The ''Lausiac History'' (''Historia Lausiaca'') is a seminal work archiving the
Desert Fathers (early Christian monks who lived in the Egyptian
desert) written in 419-420 by Palladius of Galatia, at the request of Lausus, chamberlain at the court of the Byzantine Emperor Theodosius II.〔name=Introduction>(Introduction, in public domain ) Section source.〕〔''Lausiac History. (2011). In Encyclopædia Britannica.''〕
==History==
The book was popular among monks all over the East, who appear to have added to it considerably in transcribing it. The first edition was a Latin version by Gentian Hervetus.〔Paris, 1555, reprinted by H. Rosweyde ("Vitæ patrum", VIII, Paris, 1628).〕 A shorter Greek text was published by Johannes Meursius (Leyden, 1616), and a longer one by Fronton du Duc,〔"Auctarium bibliothecæ Patrum", IV, Paris, 1624.〕 and a still more complete one by J. Cotelerius.〔"Monumenta eccl. græcæ", III, Paris, 1686; reprinted in ''Patrologia Graeca'', XXXIV, 995-1260.〕 This longer version contains the text of Rufinus. Butler, Preuschen, and others think that the shorter text (of Meursius) is Palladius's authentic work, the longer version being interpolated. Amélineau holds that the longer text is all Palladius's work, and that the first thirty-seven chapters (about the monks of Lower Egypt) are mainly an account of what the author saw and heard, though even here he has also used documents.

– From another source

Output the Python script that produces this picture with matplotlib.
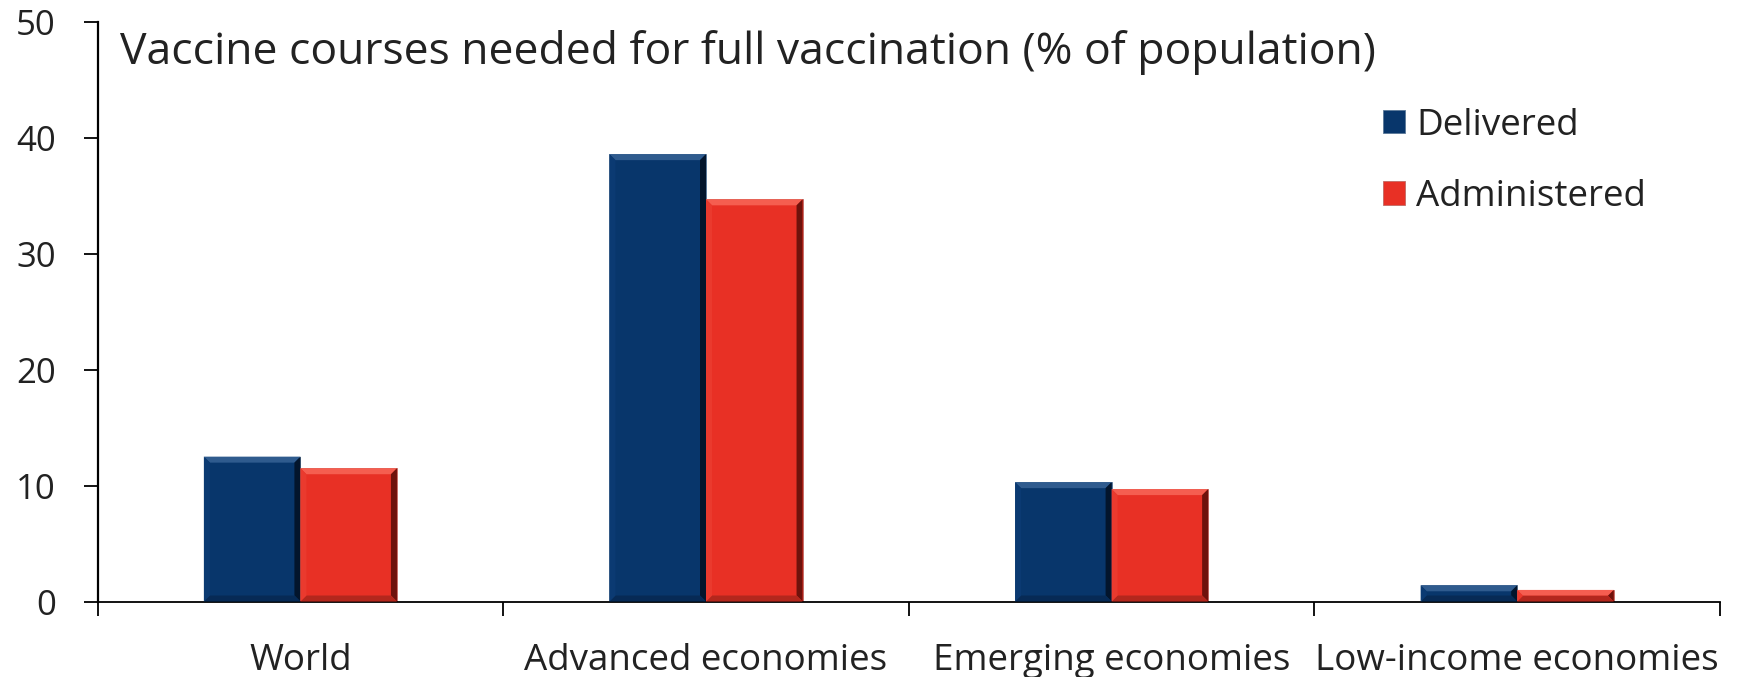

But he thinks the second part (about Upper Egypt) is merely a compilation from a Coptic or Greek document which Rufinus also used; so that Palladius's visit to Upper Egypt must be a literary fiction. But the shorter text itself exists in various forms. A Syrian monk, Anan-Isho, living in the sixth-seventh centuries in Mesopotamia, translated the "Lausiac History" into Syriac with further interpolations.〔"Paradisus Patrum", ed. Bedjan, "Acta martyrum et sanctorum", VII, Paris, 1897; tr. E. A. Wallis Budge, "The Paradise of the Fathers", 2 vols. London, 1907.〕 At one time the "Lausiac History" was considered a compilation of imaginary legends.〔Weingarten, "Der Ursprung des Mönchtums", Gotha, 1877, and others.〕 Roman Catholic scholars at the beginning of the twentieth century argued that it was also a serious source on Egyptian monasticism, in between the miracles.